RECORDED INFORMATION:
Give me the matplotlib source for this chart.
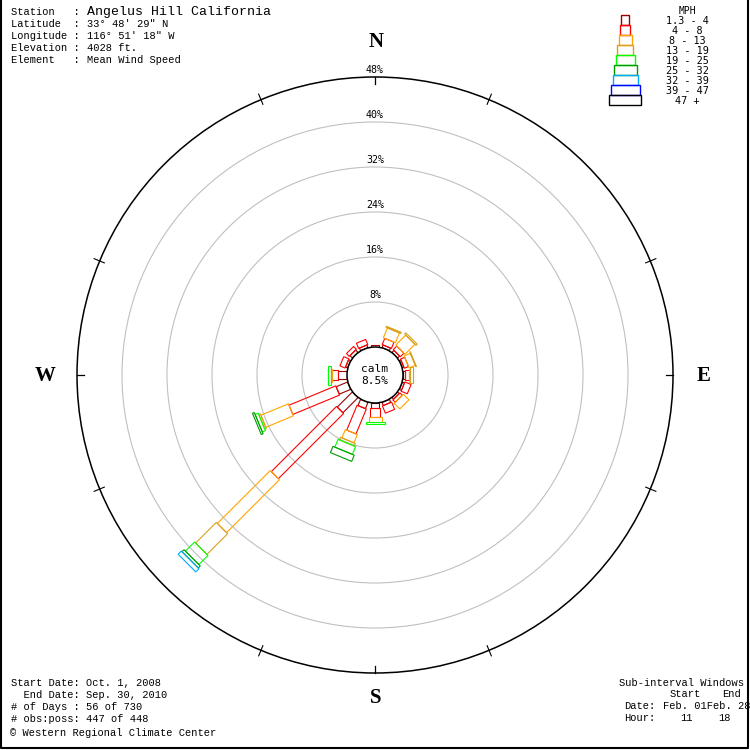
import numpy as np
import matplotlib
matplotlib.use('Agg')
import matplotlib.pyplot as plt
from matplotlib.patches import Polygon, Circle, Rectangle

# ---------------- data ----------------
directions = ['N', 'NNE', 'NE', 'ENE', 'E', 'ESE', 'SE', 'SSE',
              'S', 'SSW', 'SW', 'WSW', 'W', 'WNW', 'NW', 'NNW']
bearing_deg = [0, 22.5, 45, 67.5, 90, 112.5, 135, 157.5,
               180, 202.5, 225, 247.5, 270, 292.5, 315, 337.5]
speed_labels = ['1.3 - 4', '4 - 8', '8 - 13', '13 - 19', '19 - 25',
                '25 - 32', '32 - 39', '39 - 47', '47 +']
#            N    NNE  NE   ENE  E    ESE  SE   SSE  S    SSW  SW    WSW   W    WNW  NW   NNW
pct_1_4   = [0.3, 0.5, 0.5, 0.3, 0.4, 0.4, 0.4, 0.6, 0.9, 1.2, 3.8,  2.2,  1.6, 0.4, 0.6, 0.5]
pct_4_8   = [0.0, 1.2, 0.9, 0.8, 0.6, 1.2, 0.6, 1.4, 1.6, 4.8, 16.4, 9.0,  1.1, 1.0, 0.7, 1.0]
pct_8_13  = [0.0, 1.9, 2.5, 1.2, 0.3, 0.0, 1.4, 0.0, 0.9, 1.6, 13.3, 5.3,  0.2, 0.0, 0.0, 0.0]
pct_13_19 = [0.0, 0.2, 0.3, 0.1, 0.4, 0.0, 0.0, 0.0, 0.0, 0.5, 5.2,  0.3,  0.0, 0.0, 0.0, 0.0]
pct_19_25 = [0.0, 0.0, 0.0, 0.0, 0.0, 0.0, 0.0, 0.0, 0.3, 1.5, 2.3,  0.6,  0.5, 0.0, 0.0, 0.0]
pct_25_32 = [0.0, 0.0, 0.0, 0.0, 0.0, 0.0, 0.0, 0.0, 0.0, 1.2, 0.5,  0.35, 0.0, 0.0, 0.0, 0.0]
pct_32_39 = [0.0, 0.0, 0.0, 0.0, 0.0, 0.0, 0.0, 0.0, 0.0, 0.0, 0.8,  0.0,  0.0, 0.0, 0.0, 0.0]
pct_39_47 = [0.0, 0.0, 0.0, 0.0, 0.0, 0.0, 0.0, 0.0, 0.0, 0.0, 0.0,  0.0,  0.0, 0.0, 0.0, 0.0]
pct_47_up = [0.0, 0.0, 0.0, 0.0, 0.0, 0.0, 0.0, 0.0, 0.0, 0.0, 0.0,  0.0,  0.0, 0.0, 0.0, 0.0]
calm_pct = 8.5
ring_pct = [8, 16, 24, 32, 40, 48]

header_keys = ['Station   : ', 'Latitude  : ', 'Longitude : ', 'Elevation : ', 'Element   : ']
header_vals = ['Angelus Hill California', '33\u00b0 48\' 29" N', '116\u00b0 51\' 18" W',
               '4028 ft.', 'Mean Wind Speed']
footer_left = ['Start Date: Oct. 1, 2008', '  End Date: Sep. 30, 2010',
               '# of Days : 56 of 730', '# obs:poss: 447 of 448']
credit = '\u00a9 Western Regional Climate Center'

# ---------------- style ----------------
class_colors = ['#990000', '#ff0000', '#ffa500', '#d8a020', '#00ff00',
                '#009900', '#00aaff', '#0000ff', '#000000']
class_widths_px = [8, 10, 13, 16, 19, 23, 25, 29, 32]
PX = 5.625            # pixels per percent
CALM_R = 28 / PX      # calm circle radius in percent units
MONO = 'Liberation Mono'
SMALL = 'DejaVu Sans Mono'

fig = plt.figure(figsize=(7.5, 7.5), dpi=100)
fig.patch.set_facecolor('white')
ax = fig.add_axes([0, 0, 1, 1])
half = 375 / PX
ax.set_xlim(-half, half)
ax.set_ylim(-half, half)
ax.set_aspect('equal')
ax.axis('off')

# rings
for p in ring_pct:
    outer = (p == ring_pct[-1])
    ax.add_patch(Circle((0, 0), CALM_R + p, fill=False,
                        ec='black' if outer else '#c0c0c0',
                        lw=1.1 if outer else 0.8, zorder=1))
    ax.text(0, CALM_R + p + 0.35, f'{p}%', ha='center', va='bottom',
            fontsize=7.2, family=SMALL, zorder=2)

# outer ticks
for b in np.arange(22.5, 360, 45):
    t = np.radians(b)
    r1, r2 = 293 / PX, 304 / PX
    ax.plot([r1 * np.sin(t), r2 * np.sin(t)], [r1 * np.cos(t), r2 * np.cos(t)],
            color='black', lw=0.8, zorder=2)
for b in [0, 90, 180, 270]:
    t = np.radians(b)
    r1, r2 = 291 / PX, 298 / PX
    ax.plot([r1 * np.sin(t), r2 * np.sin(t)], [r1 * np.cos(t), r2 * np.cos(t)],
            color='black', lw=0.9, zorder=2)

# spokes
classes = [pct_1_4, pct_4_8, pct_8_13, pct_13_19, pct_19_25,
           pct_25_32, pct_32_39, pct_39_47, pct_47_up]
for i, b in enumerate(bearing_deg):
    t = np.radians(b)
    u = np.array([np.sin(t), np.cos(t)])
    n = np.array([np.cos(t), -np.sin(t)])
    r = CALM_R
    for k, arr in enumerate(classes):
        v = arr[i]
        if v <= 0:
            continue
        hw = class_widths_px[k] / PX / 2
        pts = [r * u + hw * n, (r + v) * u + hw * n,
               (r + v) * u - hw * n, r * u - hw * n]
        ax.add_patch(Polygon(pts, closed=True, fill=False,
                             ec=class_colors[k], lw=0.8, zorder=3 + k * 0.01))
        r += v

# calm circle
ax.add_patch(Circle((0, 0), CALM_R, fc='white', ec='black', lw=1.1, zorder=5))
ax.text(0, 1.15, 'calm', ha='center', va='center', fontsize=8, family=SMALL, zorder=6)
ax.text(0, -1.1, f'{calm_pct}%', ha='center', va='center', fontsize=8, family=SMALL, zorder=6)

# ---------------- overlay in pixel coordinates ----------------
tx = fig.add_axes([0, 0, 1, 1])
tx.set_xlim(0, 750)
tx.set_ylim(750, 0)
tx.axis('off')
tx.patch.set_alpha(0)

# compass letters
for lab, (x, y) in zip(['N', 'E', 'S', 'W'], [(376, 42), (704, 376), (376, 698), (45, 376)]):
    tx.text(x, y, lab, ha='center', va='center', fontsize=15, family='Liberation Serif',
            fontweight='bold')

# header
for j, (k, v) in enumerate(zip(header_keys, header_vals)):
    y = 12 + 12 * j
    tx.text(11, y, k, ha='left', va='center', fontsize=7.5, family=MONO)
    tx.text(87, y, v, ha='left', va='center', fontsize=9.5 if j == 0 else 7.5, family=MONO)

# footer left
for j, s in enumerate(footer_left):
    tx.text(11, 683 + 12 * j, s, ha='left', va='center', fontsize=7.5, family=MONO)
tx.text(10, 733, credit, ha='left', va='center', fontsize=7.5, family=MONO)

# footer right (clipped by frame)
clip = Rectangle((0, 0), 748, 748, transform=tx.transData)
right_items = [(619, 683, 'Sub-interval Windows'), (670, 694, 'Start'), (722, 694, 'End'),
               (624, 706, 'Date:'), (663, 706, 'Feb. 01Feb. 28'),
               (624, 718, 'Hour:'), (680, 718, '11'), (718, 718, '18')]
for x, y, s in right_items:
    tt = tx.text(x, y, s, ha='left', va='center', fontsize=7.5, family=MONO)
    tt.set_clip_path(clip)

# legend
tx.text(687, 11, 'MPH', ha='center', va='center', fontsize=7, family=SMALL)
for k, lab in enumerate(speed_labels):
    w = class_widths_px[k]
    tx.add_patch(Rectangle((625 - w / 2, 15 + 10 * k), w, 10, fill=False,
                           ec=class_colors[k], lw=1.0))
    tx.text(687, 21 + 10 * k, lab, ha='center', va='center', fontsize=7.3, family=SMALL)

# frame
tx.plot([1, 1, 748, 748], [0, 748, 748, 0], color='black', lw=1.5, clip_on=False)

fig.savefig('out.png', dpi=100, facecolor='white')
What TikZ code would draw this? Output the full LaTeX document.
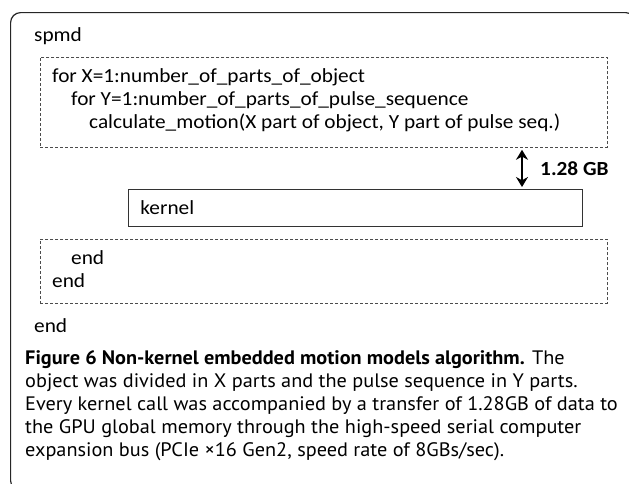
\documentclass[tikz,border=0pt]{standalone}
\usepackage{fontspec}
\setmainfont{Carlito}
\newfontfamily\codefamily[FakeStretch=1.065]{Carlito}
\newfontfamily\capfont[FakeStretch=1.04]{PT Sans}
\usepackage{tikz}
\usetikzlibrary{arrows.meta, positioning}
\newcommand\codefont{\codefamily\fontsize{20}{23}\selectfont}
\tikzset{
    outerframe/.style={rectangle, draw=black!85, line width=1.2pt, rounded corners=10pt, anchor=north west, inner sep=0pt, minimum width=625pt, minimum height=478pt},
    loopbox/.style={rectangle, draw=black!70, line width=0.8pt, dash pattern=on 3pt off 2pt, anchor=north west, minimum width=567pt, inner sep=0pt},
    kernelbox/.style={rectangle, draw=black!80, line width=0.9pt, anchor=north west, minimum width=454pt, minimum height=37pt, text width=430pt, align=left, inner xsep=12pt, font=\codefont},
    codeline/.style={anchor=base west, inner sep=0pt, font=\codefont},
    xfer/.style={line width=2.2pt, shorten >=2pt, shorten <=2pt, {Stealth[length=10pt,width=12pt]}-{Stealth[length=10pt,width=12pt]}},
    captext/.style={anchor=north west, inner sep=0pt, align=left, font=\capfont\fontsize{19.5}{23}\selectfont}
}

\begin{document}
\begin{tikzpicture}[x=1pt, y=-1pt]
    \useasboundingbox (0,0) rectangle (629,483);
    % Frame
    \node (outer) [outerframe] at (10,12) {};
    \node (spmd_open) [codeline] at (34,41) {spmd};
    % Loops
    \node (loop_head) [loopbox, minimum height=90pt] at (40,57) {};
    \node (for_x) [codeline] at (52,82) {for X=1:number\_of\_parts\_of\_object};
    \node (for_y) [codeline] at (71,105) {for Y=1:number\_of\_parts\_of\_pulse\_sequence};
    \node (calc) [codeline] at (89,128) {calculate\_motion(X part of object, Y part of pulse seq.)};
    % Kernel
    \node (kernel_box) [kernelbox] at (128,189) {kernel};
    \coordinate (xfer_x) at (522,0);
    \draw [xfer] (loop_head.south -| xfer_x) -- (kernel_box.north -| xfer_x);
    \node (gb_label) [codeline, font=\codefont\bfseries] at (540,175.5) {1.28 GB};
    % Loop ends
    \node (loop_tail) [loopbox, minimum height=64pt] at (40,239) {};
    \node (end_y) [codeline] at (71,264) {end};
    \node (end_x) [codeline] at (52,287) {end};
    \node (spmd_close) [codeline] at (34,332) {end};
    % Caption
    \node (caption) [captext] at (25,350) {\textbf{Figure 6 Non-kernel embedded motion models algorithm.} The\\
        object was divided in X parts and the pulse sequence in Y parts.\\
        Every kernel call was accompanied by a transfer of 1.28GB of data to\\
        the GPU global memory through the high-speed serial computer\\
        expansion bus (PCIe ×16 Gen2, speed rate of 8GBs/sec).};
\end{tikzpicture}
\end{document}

TASK DIRECTIONS: Write out again exactly the lines from the start of the data above through the line containing "from matplotlib.patches import", inclusive, excluding any pictures.

EXERCISE ANSWER:
Give me the matplotlib source for this chart.
import numpy as np
import matplotlib
matplotlib.use('Agg')
import matplotlib.pyplot as plt
from matplotlib.patches import Polygon, Circle, Rectangle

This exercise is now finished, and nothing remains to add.